### Data provided

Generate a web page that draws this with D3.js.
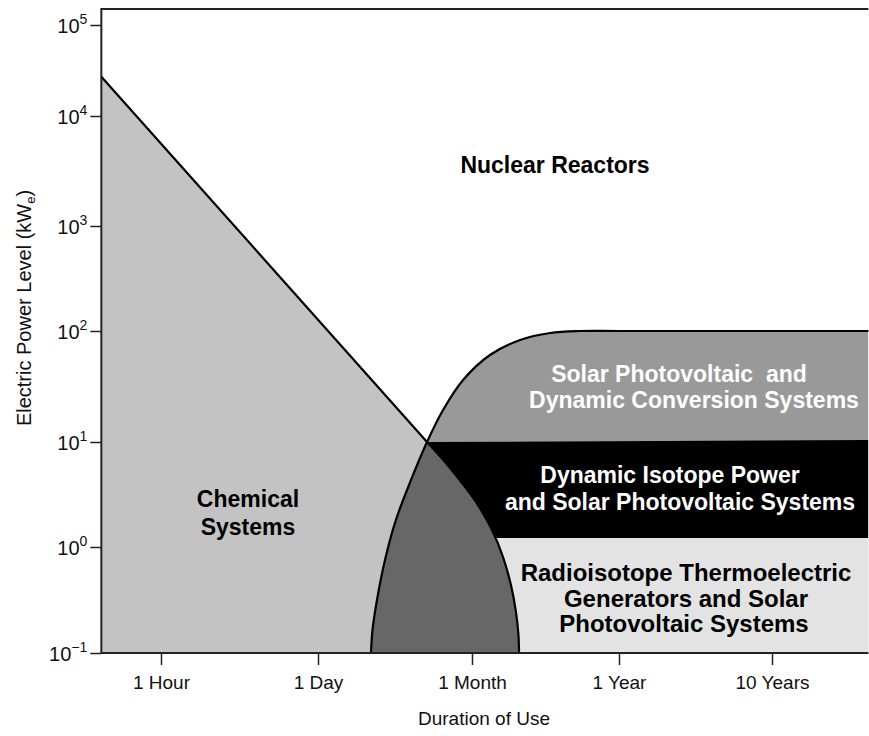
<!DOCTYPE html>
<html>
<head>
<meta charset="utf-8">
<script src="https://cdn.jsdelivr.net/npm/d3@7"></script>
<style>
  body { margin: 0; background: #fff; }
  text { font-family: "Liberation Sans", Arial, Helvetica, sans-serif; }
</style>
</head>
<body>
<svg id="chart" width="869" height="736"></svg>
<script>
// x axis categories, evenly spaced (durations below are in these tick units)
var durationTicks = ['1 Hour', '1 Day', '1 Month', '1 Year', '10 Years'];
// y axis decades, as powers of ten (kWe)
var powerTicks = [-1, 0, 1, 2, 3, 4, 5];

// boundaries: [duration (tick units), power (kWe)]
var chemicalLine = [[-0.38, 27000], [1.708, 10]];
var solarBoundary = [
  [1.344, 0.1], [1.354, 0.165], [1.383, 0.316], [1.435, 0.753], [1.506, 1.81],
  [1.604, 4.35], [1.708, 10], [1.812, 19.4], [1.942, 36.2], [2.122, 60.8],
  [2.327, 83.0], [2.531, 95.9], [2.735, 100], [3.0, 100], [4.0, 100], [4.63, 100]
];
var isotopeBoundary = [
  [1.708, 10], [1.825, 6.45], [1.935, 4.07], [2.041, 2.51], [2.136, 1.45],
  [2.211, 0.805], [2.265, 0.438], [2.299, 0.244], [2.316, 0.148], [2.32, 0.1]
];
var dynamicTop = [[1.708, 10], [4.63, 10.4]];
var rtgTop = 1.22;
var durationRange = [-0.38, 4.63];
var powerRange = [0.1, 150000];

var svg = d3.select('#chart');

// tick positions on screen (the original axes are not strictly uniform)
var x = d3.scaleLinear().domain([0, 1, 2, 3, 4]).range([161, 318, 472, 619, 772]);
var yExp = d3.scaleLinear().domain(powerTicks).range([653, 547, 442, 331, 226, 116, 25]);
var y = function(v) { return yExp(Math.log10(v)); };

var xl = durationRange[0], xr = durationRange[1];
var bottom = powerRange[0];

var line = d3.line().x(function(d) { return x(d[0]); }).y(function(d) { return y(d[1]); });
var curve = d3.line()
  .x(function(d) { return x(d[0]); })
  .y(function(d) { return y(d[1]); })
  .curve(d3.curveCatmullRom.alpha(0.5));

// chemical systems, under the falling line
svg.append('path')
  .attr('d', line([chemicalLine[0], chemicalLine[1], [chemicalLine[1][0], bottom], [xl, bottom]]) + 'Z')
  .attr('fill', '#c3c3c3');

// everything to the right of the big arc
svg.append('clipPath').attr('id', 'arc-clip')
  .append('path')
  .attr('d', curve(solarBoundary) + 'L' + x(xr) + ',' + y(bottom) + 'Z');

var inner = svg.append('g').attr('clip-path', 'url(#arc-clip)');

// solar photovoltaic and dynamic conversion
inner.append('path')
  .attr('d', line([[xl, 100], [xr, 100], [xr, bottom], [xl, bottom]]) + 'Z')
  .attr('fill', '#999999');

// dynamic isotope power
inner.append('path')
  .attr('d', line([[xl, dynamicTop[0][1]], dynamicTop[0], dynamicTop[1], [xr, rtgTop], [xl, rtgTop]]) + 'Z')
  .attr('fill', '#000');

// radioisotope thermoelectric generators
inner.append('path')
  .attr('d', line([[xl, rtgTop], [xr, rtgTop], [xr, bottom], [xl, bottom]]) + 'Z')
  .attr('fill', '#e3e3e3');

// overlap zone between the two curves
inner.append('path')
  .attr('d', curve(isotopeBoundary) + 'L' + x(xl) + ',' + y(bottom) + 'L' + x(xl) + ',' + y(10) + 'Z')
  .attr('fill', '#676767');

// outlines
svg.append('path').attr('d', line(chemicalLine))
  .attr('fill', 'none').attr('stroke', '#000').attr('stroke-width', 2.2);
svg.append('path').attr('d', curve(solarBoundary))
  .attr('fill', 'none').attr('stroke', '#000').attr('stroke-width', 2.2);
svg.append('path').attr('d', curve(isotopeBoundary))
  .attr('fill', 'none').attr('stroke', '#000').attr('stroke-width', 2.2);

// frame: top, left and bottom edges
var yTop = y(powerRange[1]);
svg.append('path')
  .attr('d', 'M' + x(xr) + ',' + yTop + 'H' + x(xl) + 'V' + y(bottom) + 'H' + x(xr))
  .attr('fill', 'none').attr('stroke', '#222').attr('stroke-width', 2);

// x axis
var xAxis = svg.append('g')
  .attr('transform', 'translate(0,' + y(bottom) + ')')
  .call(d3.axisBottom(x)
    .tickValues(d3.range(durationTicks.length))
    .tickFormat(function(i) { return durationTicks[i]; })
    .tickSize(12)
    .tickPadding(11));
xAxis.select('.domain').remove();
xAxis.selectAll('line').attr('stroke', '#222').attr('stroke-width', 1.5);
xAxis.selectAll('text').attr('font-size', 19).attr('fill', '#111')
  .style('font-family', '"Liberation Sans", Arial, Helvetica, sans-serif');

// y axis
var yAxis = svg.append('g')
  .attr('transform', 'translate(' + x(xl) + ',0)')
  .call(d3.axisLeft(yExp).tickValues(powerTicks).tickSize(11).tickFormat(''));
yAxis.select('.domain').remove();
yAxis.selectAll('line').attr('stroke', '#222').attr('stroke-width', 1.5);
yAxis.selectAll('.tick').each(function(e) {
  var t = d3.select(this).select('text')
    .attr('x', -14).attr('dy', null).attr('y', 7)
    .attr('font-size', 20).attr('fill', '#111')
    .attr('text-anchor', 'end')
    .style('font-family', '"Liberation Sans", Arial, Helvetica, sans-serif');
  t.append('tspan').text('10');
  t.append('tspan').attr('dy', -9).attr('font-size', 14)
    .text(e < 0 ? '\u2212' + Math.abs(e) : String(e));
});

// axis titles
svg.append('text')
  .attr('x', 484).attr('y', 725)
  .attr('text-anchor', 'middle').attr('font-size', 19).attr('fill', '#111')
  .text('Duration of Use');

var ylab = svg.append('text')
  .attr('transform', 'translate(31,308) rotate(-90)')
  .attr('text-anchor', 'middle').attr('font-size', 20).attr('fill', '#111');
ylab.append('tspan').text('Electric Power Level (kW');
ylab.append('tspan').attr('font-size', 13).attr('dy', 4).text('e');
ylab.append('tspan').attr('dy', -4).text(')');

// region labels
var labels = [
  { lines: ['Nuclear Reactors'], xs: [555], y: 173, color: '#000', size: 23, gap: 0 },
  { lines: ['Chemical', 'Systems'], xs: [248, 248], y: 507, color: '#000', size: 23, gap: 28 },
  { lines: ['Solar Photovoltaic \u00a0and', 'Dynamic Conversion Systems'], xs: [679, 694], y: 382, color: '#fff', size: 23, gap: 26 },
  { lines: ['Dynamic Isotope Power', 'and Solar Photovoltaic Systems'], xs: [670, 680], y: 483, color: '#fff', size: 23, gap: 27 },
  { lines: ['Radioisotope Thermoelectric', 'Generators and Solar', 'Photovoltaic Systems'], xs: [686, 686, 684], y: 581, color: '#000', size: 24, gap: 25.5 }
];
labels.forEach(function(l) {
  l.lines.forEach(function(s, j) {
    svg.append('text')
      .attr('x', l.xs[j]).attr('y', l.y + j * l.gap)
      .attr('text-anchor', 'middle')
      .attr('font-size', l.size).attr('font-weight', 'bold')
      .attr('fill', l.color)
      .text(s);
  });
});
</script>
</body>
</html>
---
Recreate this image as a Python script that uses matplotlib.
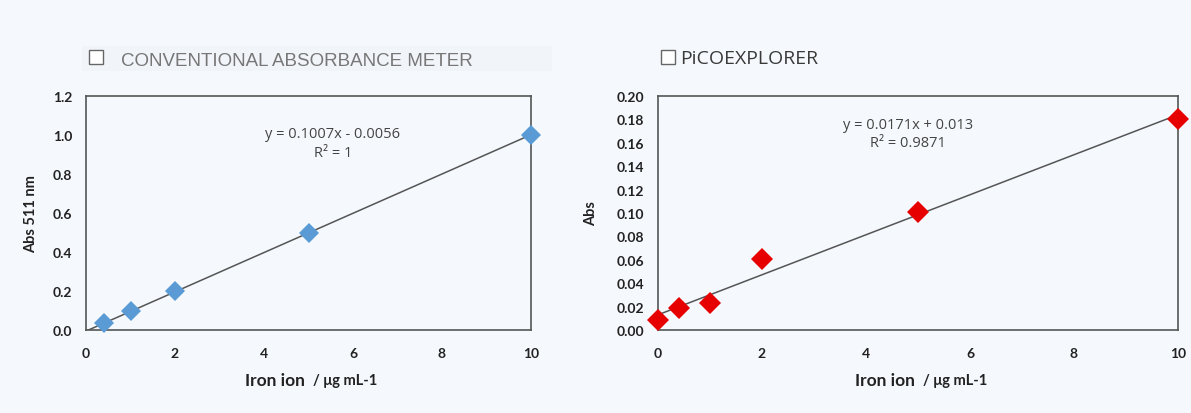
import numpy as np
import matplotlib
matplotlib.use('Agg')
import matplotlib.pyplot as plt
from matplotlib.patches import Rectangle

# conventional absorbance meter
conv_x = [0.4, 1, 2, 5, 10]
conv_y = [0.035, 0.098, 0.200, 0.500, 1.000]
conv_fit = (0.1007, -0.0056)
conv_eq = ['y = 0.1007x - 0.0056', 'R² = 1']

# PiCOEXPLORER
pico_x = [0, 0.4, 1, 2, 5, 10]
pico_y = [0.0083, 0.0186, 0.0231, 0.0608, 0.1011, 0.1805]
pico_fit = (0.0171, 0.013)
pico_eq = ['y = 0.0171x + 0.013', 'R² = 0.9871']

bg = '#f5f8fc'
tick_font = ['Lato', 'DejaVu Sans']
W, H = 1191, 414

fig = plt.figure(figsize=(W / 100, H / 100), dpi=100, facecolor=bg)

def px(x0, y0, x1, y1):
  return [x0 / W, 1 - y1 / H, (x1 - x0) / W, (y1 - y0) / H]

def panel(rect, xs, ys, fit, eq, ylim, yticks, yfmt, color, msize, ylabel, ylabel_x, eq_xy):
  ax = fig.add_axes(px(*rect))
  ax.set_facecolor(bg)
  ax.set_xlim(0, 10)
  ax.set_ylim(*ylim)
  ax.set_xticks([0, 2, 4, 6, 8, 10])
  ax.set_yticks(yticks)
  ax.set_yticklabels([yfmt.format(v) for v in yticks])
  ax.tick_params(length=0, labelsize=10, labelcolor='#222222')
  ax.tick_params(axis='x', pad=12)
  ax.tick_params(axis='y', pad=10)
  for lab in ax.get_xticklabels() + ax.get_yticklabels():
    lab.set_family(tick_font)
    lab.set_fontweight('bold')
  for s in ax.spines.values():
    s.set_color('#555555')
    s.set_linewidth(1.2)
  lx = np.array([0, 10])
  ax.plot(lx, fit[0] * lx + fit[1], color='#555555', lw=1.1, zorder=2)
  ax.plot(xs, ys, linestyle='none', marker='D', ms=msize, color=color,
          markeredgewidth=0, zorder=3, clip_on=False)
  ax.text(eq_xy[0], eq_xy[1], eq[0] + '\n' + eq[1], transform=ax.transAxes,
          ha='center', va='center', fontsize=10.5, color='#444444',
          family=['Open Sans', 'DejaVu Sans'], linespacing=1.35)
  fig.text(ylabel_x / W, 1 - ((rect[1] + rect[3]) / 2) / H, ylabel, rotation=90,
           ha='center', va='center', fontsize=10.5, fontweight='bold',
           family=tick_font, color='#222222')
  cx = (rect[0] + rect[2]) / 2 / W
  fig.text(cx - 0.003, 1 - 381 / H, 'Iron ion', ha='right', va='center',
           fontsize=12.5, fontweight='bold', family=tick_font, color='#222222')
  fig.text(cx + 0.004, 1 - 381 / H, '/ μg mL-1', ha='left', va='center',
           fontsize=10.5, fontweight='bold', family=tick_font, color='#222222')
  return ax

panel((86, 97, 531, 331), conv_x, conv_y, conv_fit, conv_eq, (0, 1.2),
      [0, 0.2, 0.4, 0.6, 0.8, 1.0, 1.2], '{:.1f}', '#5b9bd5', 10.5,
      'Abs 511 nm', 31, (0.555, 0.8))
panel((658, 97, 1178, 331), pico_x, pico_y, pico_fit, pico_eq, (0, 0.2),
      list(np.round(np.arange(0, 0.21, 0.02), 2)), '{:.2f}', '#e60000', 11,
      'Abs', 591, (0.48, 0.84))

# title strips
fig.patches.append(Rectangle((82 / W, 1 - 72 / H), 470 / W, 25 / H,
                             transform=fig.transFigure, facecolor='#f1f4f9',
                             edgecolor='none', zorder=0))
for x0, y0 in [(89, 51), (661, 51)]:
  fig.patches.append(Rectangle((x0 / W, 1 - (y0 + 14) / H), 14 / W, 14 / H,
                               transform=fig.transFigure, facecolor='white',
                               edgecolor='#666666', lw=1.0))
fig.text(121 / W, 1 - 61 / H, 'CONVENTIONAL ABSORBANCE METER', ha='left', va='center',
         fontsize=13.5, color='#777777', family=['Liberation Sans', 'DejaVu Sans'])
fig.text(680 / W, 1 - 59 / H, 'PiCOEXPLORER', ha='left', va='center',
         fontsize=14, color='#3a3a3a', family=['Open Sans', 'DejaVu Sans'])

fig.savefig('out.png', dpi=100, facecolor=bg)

### Problem to solve
Only the lines from the one bearing "Generate a web" to the one bearing "var powerTicks = [-1, 0, 1, 2, 3, 4, 5];", both included, should be restated word for word, with pictures left out.

### Written reply
Generate a web page that draws this with D3.js.
<!DOCTYPE html>
<html>
<head>
<meta charset="utf-8">
<script src="https://cdn.jsdelivr.net/npm/d3@7"></script>
<style>
  body { margin: 0; background: #fff; }
  text { font-family: "Liberation Sans", Arial, Helvetica, sans-serif; }
</style>
</head>
<body>
<svg id="chart" width="869" height="736"></svg>
<script>
// x axis categories, evenly spaced (durations below are in these tick units)
var durationTicks = ['1 Hour', '1 Day', '1 Month', '1 Year', '10 Years'];
// y axis decades, as powers of ten (kWe)
var powerTicks = [-1, 0, 1, 2, 3, 4, 5];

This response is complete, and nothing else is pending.